ADIA has been a de facto pension fund for the emirate but it has the potential to emerge as a Arab Temasek,a proactive agent for change and capital flows in the capital markets and banking systems of the Arab world and the Far East. As the state visit of Singapore Senior Minister Goh suggests, Abu Dhabi can lead the new flow of Gulf petrodollars to the Far East.

Abu Dhabi would be the ideal promoter of an investment bank designed to channel Arab money to the financial markets of the Far East, a project I have thought about since my Wharton Business School days. After all, Abu Dhabi is home to the Arab Monetary Fund as well as ADIA, ADIC and the highest capitalised Islamic bank in the world and has emerged as the financial lifeline of states as varied as Jordan, Pakistan, Sudan and Egypt with its innovative, privatised foreign investment policy.

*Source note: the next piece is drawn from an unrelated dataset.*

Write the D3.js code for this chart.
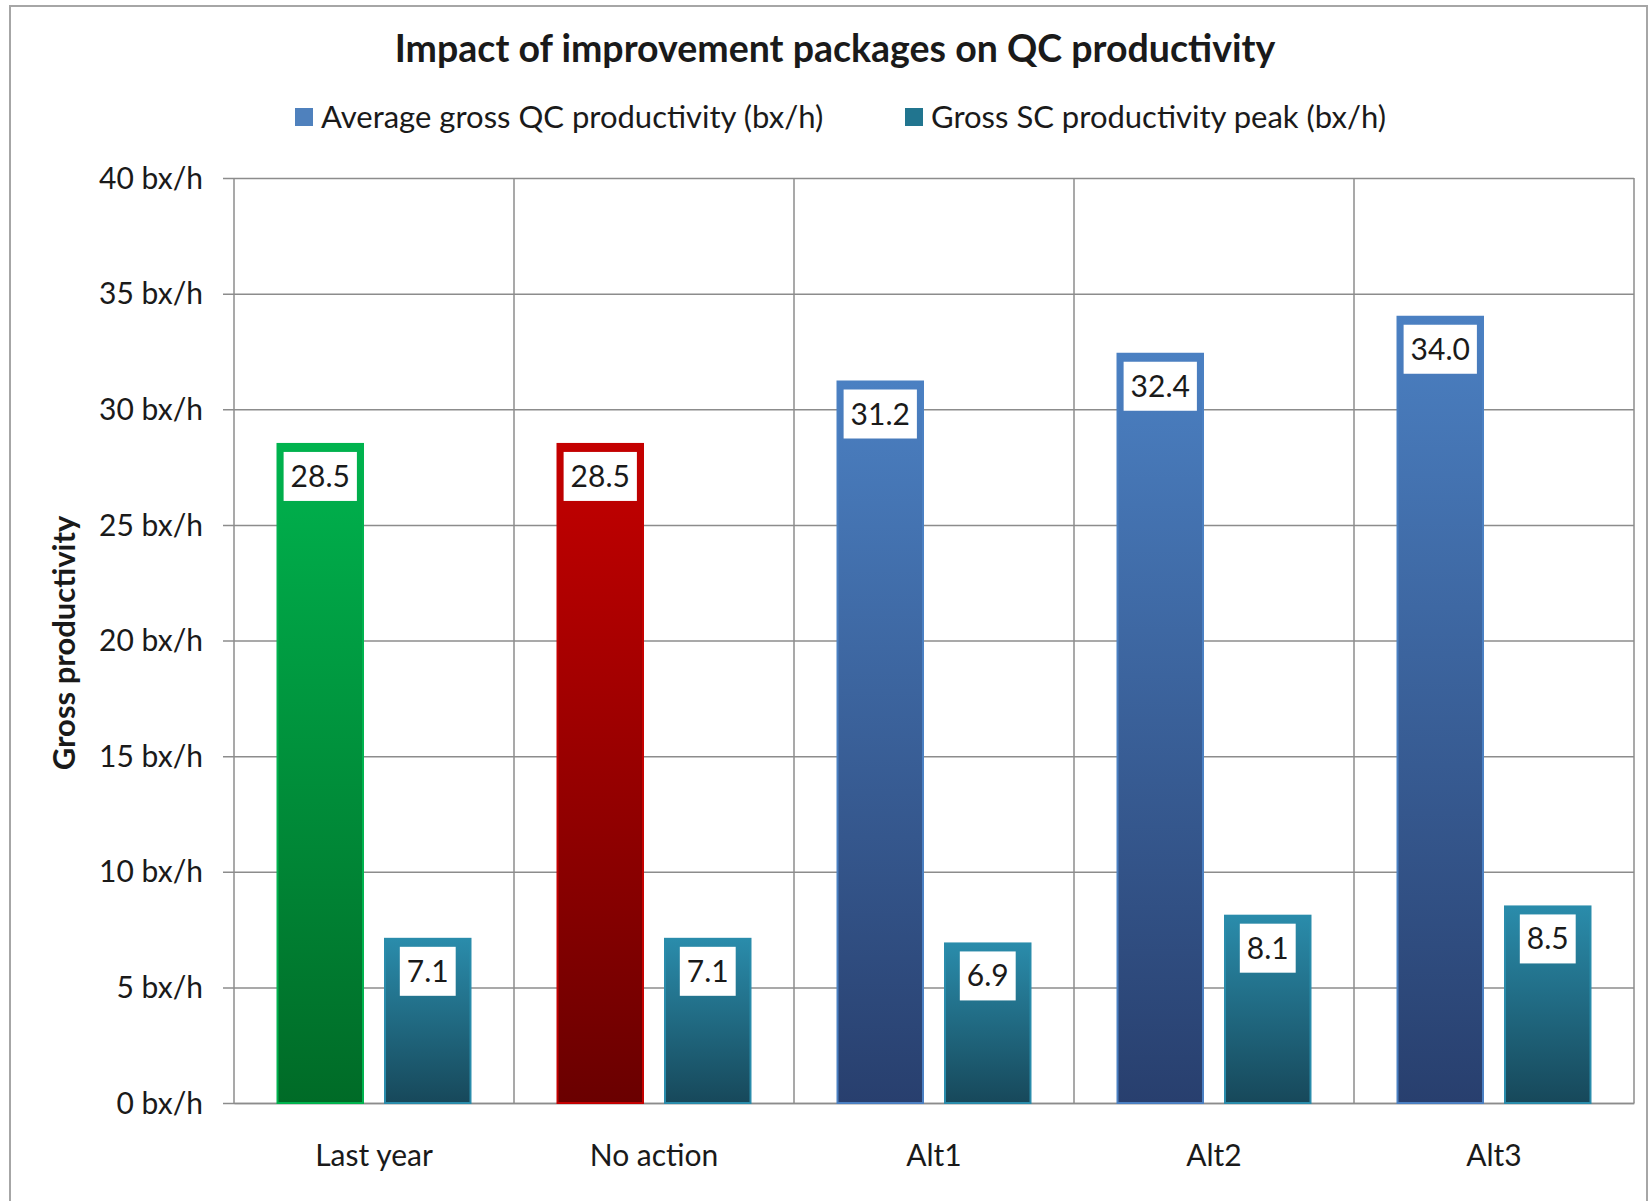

The Etisilaat stake in PTCL and the Dhabi Group ownership of two Pakistani banks reflects the market orientation of Abu Dhabi foreign economic relations, as does it's stake in the Austrian energy firm OMV.

I was so touched that Abu Dhabi instructed it's Red Crescent to provide critical care for the civilian Iraqi victims of Fallujah as well as to the Palestinians who lost their homes or their children in the massacres of Gaza and Jenin, gave money to help the WHO assist the victims of polio in Sudan and Egypt.

Yes, Arab blood is more precious than Arab oil. Mark my words: a hundred years from now, the world will remember that an Arabian desert sheikh named Zayed bin Sultan once lived among us and changed the course of history with his humane, generous and pragmatic vision of human potential and international relations. The nation and I will honour his memory forever.